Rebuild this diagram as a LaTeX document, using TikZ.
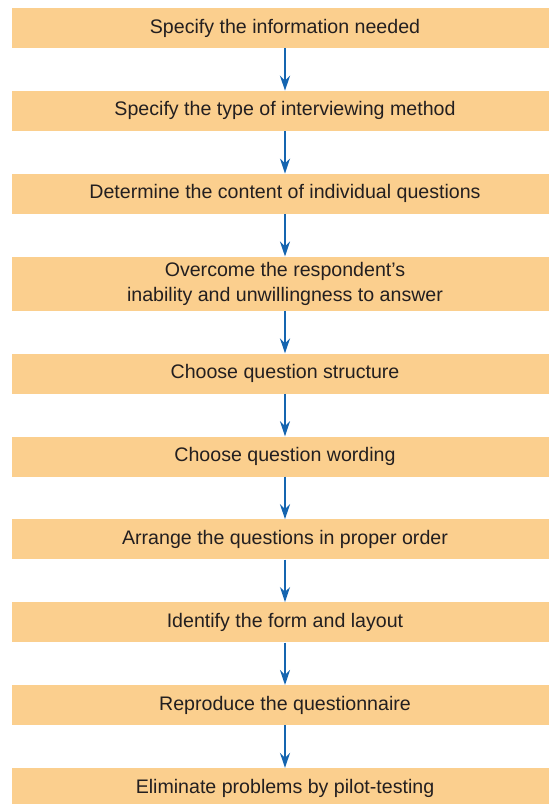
* * *
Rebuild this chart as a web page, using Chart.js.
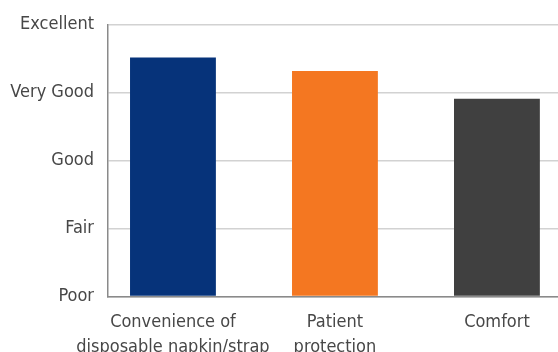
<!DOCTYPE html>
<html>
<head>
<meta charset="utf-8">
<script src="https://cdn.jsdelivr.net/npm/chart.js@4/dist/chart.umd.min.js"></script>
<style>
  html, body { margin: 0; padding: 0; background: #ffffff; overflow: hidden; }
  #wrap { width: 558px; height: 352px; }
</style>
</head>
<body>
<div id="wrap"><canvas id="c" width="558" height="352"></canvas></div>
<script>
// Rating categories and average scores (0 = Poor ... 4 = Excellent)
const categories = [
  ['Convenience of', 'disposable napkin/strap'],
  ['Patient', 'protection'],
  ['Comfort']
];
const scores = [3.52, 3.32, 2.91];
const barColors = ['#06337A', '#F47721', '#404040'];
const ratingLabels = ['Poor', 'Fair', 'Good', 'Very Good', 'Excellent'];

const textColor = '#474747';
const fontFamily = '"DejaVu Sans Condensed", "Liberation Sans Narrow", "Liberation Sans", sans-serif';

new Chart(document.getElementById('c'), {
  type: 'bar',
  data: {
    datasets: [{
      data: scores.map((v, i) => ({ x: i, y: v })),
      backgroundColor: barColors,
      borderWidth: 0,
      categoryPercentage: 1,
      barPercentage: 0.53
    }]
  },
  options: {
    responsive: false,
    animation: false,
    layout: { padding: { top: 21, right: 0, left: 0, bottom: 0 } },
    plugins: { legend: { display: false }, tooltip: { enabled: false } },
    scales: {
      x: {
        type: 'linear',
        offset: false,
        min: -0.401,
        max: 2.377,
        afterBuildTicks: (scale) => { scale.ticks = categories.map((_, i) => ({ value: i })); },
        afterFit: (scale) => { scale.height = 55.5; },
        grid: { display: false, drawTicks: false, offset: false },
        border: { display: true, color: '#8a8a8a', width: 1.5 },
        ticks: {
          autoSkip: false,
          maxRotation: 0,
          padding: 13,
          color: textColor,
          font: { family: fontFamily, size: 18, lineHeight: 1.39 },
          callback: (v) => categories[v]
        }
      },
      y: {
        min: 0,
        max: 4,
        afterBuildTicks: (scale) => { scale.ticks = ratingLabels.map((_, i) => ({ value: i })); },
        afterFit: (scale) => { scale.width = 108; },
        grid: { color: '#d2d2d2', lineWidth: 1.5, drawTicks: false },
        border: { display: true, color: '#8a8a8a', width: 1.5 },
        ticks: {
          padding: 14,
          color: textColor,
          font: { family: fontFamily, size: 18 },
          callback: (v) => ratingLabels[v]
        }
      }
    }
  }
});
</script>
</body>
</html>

## [GIVEN PROBLEM]
The first line to give again is the one with "Rebuild this chart", and the last is the one with "const ratingLabels = ['Poor', 'Fair', 'Good', 'Very". Repeat them and everything between exactly, minus the pictures.

## [ANSWER BELOW]
Rebuild this chart as a web page, using Chart.js.
<!DOCTYPE html>
<html>
<head>
<meta charset="utf-8">
<script src="https://cdn.jsdelivr.net/npm/chart.js@4/dist/chart.umd.min.js"></script>
<style>
  html, body { margin: 0; padding: 0; background: #ffffff; overflow: hidden; }
  #wrap { width: 558px; height: 352px; }
</style>
</head>
<body>
<div id="wrap"><canvas id="c" width="558" height="352"></canvas></div>
<script>
// Rating categories and average scores (0 = Poor ... 4 = Excellent)
const categories = [
  ['Convenience of', 'disposable napkin/strap'],
  ['Patient', 'protection'],
  ['Comfort']
];
const scores = [3.52, 3.32, 2.91];
const barColors = ['#06337A', '#F47721', '#404040'];
const ratingLabels = ['Poor', 'Fair', 'Good', 'Very Good', 'Excellent'];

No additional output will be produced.